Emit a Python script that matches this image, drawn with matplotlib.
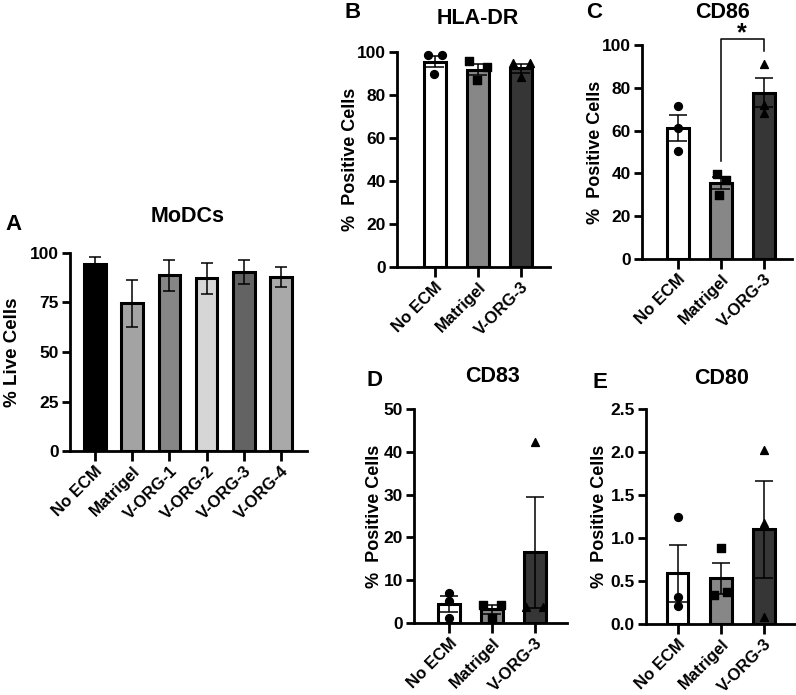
import matplotlib
matplotlib.use('Agg')
import matplotlib.pyplot as plt
import numpy as np

plt.rcParams['font.family'] = ['Liberation Sans', 'DejaVu Sans']
plt.rcParams['font.weight'] = 'bold'
plt.rcParams['axes.labelweight'] = 'bold'

# panel A - viability
a_groups = ['No ECM', 'Matrigel', 'V-ORG-1', 'V-ORG-2', 'V-ORG-3', 'V-ORG-4']
a_mean = [94.3, 74.6, 88.7, 87.2, 90.6, 87.8]
a_err = [3.6, 11.8, 8.0, 7.8, 6.1, 5.0]
a_colors = ['#000000', '#a3a3a3', '#868686', '#d6d6d6', '#636363', '#a9a9a9']

# panels B-E - surface markers
groups = ['No ECM', 'Matrigel', 'V-ORG-3']
colors = ['#ffffff', '#878787', '#363636']
markers = ['o', 's', '^']

hla_mean = [95.4, 91.8, 92.4]
hla_err = [2.6, 2.6, 2.2]
hla_pts = [[98.6, 98.4, 89.8], [95.8, 93.2, 86.8], [95.0, 95.0, 88.2]]

cd86_mean = [61.2, 35.6, 77.6]
cd86_err = [6.0, 2.7, 6.8]
cd86_pts = [[71.4, 61.4, 50.5], [39.8, 37.0, 30.0], [91.0, 71.9, 68.4]]

cd83_mean = [4.4, 3.2, 16.5]
cd83_err = [1.9, 1.1, 12.9]
cd83_pts = [[7.1, 5.2, 1.2], [4.3, 4.3, 1.1], [42.2, 3.7, 3.7]]

cd80_mean = [0.59, 0.53, 1.10]
cd80_err = [0.33, 0.18, 0.56]
cd80_pts = [[1.25, 0.31, 0.21], [0.88, 0.34, 0.37], [2.02, 1.18, 0.085]]

W, H = 796, 695
fig = plt.figure(figsize=(W / 100, H / 100), dpi=100)


def px_axes(x0, y0, x1, y1):
    # pixel box (top-left origin) -> figure fraction
    return fig.add_axes([x0 / W, 1 - y1 / H, (x1 - x0) / W, (y1 - y0) / H])


def px_text(x, y, s, size, va='center'):
    fig.text(x / W, 1 - y / H, s, fontsize=size, fontweight='bold',
             ha='center', va=va)


def style(ax, ylim, yticks, ytl, xlim, labels, ylabel, lab_x):
    ax.set_ylim(*ylim)
    ax.set_xlim(*xlim)
    ax.set_yticks(yticks)
    ax.set_yticklabels(ytl, fontweight='bold', fontsize=12.5)
    ax.set_xticks(range(len(labels)))
    ax.set_xticklabels(labels, rotation=45, ha='right', va='top',
                       rotation_mode='anchor', fontsize=12, fontweight='bold')
    for s in ['top', 'right']:
        ax.spines[s].set_visible(False)
    for s in ['left', 'bottom']:
        ax.spines[s].set_linewidth(2.0)
    ax.tick_params(width=2.0, length=6, pad=2)
    ax.tick_params(axis='x', length=7, pad=2)
    ax.set_ylabel(ylabel, fontsize=13, fontweight='bold')
    ax.yaxis.set_label_coords(lab_x, 0.5)


def marker_panel(ax, mean, err, pts, offsets):
    x = np.arange(len(mean))
    ax.bar(x, mean, width=0.5, color=colors, edgecolor='black', linewidth=2.2, zorder=2)
    ax.errorbar(x, mean, yerr=err, fmt='none', ecolor='black', elinewidth=1.1,
                capsize=6.5, capthick=1.1, zorder=3)
    for i, p in enumerate(pts):
        ax.scatter(np.full(3, x[i]) + np.array(offsets[i]), p, marker=markers[i],
                   s=32, color='black', zorder=4, clip_on=False)


# A
axA = px_axes(70, 253, 307, 451)
xa = np.arange(len(a_groups))
axA.bar(xa, a_mean, width=0.58, color=a_colors, edgecolor='black', linewidth=2.2, zorder=2)
axA.errorbar(xa, a_mean, yerr=a_err, fmt='none', ecolor='black', elinewidth=1.1,
             capsize=4, capthick=1.1, zorder=3)
style(axA, (0, 100), [0, 25, 50, 75, 100], ['0', '25', '50', '75', '100'],
      (-0.67, 5.7), a_groups, '% Live Cells', -0.205)
axA.yaxis.label.set_size(13.5)

# B
axB = px_axes(397, 52, 550, 267)
marker_panel(axB, hla_mean, hla_err, hla_pts,
             [[-0.17, 0.17, -0.03], [-0.2, 0.2, -0.02], [-0.2, 0.2, 0.0]])
style(axB, (0, 100), [0, 20, 40, 60, 80, 100], ['0', '20', '40', '60', '80', '100'],
      (-0.88, 2.67), groups, '%  Positive Cells', -0.25)

# C
axC = px_axes(642, 45, 792, 259)
marker_panel(axC, cd86_mean, cd86_err, cd86_pts,
             [[0, 0, 0], [-0.1, 0.12, -0.05], [0, 0, 0]])
style(axC, (0, 100), [0, 20, 40, 60, 80, 100], ['0', '20', '40', '60', '80', '100'],
      (-0.83, 2.65), groups, '%  Positive Cells', -0.255)
# significance bracket Matrigel vs V-ORG-3
axC.plot([1, 1, 2, 2], [46, 103, 103, 97], color='black', lw=1.1, clip_on=False, zorder=5)

# D
axD = px_axes(414, 409, 567, 623)
marker_panel(axD, cd83_mean, cd83_err, cd83_pts,
             [[0, 0, 0], [-0.2, 0.2, 0.0], [0, -0.2, 0.2]])
style(axD, (0, 50), [0, 10, 20, 30, 40, 50], ['0', '10', '20', '30', '40', '50'],
      (-0.82, 2.75), groups, '%  Positive Cells', -0.2)

# E
axE = px_axes(646, 409, 796, 624)
marker_panel(axE, cd80_mean, cd80_err, cd80_pts,
             [[0, 0, 0], [0, -0.15, 0.15], [0, 0, 0]])
style(axE, (0, 2.5), [0, 0.5, 1.0, 1.5, 2.0, 2.5], ['0.0', '0.5', '1.0', '1.5', '2.0', '2.5'],
      (-0.73, 2.74), groups, '%  Positive Cells', -0.25)

# titles and panel letters
for t, (tx, ty) in zip(['MoDCs', 'HLA-DR', 'CD86', 'CD83', 'CD80'],
                       [(188, 216), (478, 19), (722, 12), (492, 376), (722, 378)]):
    px_text(tx, ty, t, 15.5)
for letter, (lx, ly) in zip('ABCDE', [(13, 224), (353, 12), (594, 12), (374, 381), (600, 383)]):
    px_text(lx, ly, letter, 16)
# significance star, sits between title and bracket
px_text(742, 40, '*', 18, va='baseline')

fig.savefig('out.png', dpi=100)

========================================================================

Without the pictures, please reproduce each line of the listing above exactly, from the first one through the line bearing "[95.0, 95.0, 88.2]]".

> [Task response]
Emit a Python script that matches this image, drawn with matplotlib.
import matplotlib
matplotlib.use('Agg')
import matplotlib.pyplot as plt
import numpy as np

plt.rcParams['font.family'] = ['Liberation Sans', 'DejaVu Sans']
plt.rcParams['font.weight'] = 'bold'
plt.rcParams['axes.labelweight'] = 'bold'

# panel A - viability
a_groups = ['No ECM', 'Matrigel', 'V-ORG-1', 'V-ORG-2', 'V-ORG-3', 'V-ORG-4']
a_mean = [94.3, 74.6, 88.7, 87.2, 90.6, 87.8]
a_err = [3.6, 11.8, 8.0, 7.8, 6.1, 5.0]
a_colors = ['#000000', '#a3a3a3', '#868686', '#d6d6d6', '#636363', '#a9a9a9']

# panels B-E - surface markers
groups = ['No ECM', 'Matrigel', 'V-ORG-3']
colors = ['#ffffff', '#878787', '#363636']
markers = ['o', 's', '^']

hla_mean = [95.4, 91.8, 92.4]
hla_err = [2.6, 2.6, 2.2]
hla_pts = [[98.6, 98.4, 89.8], [95.8, 93.2, 86.8], [95.0, 95.0, 88.2]]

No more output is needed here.